I think you are on to something with your take that it is a drama with some stunning action scenes. Hard core Woo watchers (like and and it sounds like you)would generally expect wall to wall action. My thinking on that is Red Cliff would have been sensory overload if all 4-plus hours were action packed. I thought the down time (so to speak) added a bit of reality to the historical time piece because when you think about it not only do you have to plan for the battle, but the logistics alone of moving that kind of manpower must have been tremendous. For me the man was Zhuge Liang–mastermind behind the scenes. No I didn’t see it in the theaters, I heard the left a lot of film on the cutting room floor in order to shorten it. Check out my review of both 1 & 2 I think it was my first review on the site. http://www.jpfmovies.wordpress.com It is good to see someone who is not afraid of subtitles in today’s lazy film watching world. Any suggestions on what I should review next would be much appreciated. JPF
Sorry about the typos. I also forgot to mention that I thought the soundtrack was great too.

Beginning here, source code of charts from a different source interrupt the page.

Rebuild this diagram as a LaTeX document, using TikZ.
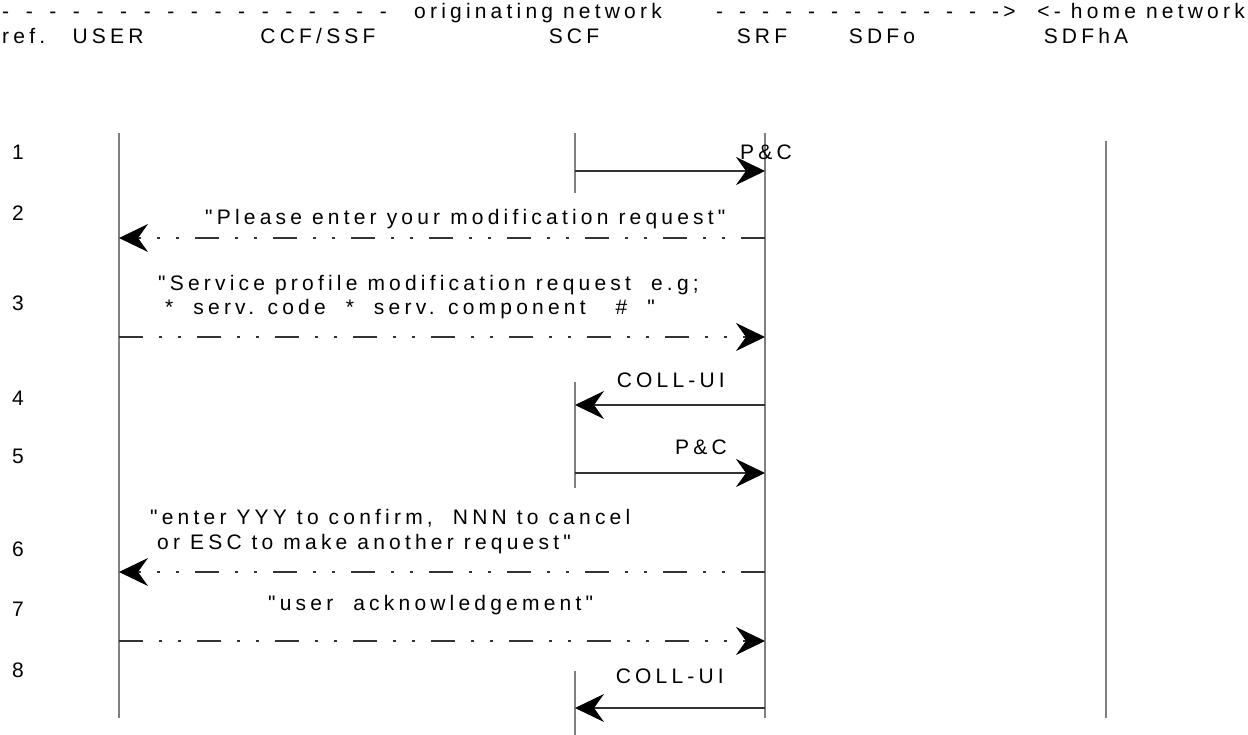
\documentclass[tikz,border=0pt]{standalone}
\usepackage{fontspec}
\newfontfamily\lab{Liberation Sans}[LetterSpace=20]
\usetikzlibrary{arrows.meta}
\begin{document}
\begin{tikzpicture}[x=1pt,y=-1pt,
  every node/.style={inner sep=0pt,font=\lab\fontsize{21}{24}\selectfont},
  life/.style={draw=black!50,line width=1.3pt},
  msg/.style={draw=black!80,line width=1.2pt,-{Stealth[length=29pt,width=28pt,inset=10pt,black]}},
  dd/.style={dash pattern=on 24pt off 16pt on 3pt off 16pt on 3pt off 16pt},
  lw/.style={anchor=base west},
  le/.style={anchor=base east},
  lc/.style={anchor=base},
]
\useasboundingbox (0,0) rectangle (1248,735);
% header
\node[lw] (hd1) at (2,19) {\foreach \i in {1,...,16}{\makebox[23.6pt][l]{-}}-};
\node[lw] (hon) at (414,19) {originating network};
\node[lw] (hd2) at (716,19) {\foreach \i in {1,...,12}{\makebox[23pt][l]{-}}->};
\node[le] (hhn) at (1245,19) {<- home network};
\node[lw] (tref) at (2,44) {ref.};
\node[lc] (tuser) at (108,44) {USER};
\node[lc] (tccf) at (318,44) {CCF/SSF};
\node[lc] (tscf) at (574,44) {SCF};
\node[lc] (tsrf) at (762,44) {SRF};
\node[lc] (tsdfo) at (882,44) {SDFo};
\node[lc] (tsdfh) at (1086,44) {SDFhA};
% row numbers
\node[lw] (n1) at (12,160) {1};
\node[lw] (n2) at (12,221) {2};
\node[lw] (n3) at (12,311) {3};
\node[lw] (n4) at (12,405) {4};
\node[lw] (n5) at (12,463) {5};
\node[lw] (n6) at (12,556) {6};
\node[lw] (n7) at (12,616) {7};
\node[lw] (n8) at (12,677) {8};
% lifelines
\coordinate (u1) at (119,133); \coordinate (u2) at (119,718);
\coordinate (r1) at (765,133); \coordinate (r2) at (765,718);
\coordinate (h1) at (1106,141); \coordinate (h2) at (1106,718);
\coordinate (s1a) at (575,133); \coordinate (s1b) at (575,193);
\coordinate (s4a) at (575,382); \coordinate (s4b) at (575,488);
\coordinate (s8a) at (575,671); \coordinate (s8b) at (575,735);
\draw[life] (u1) -- (u2);
\draw[life] (r1) -- (r2);
\draw[life] (h1) -- (h2);
\draw[life] (s1a) -- (s1b);
\draw[life] (s4a) -- (s4b);
\draw[life] (s8a) -- (s8b);
% message end points
\coordinate (m1a) at (575,171); \coordinate (m1b) at (765,171);
\coordinate (m2a) at (765,238); \coordinate (m2b) at (119,238);
\coordinate (m3a) at (119,337); \coordinate (m3b) at (765,337);
\coordinate (m4a) at (765,405); \coordinate (m4b) at (575,405);
\coordinate (m5a) at (575,473); \coordinate (m5b) at (765,473);
\coordinate (m6a) at (765,572); \coordinate (m6b) at (119,572);
\coordinate (m7a) at (119,641); \coordinate (m7b) at (765,641);
\coordinate (m8a) at (765,708); \coordinate (m8b) at (575,708);
\draw[msg] (m1a) -- (m1b);
\draw[msg,dd] (m2a) -- (m2b);
\draw[msg,dd] (m3a) -- (m3b);
\draw[msg] (m4a) -- (m4b);
\draw[msg] (m5a) -- (m5b);
\draw[msg,dd] (m6a) -- (m6b);
\draw[msg,dd] (m7a) -- (m7b);
\draw[msg] (m8a) -- (m8b);
% labels
\node[lw] (l1) at (740,160) {P\&C};
\node[lw] (l2) at (205,225) {"Please enter your modification request"};
\node[lw] (l3a) at (158,291) {"Service profile modification request\ \ e.g;};
\node[lw] (l3b) at (165,315) {*\ \ serv. code\ \ *\ \ serv. component\ \ \ \#\ \ "};
\node[le] (l4) at (725,388) {COLL-UI};
\node[le] (l5) at (727,454) {P\&C};
\node[lw] (l6a) at (150,524) {"enter YYY to confirm,\ \ NNN to cancel};
\node[lw] (l6b) at (157,549) {or ESC to make another request"};
\node[lw] (l7) at (268,610) {"user\ \ acknowledgement"};
\node[le] (l8) at (724,683) {COLL-UI};
\end{tikzpicture}
\end{document}
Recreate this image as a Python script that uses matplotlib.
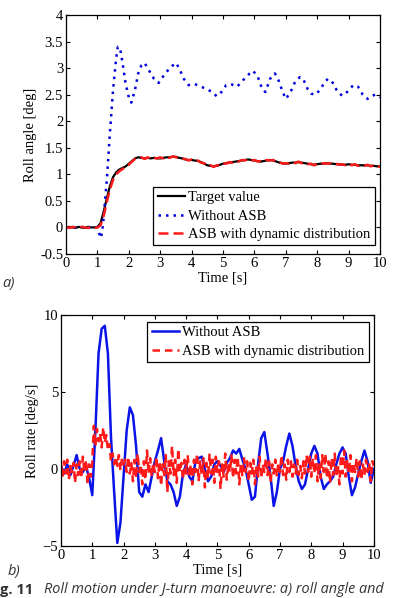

Yeah, there’s no way the whole running time could be action and I don’t mean to say that it needed more action. I got a copy of the US edited version from my library and man, it doesn’t even compare. It runs about the same time as just one of the parts. It made me appreciate the full version even more. I love subtitled movies. It is the only way to experience foreign films, and if you’re not watching foreign films you are missing out on some serious gems. As for what you should review, you mention Kurosawa in your Red Cliff write up. Have you seen a lot of his stuff? He has some amazing films.
Yes I have seen virtually every Kurosawa film made. In my opinion he should have been named a national treasure and be exempt from taxes et cetera.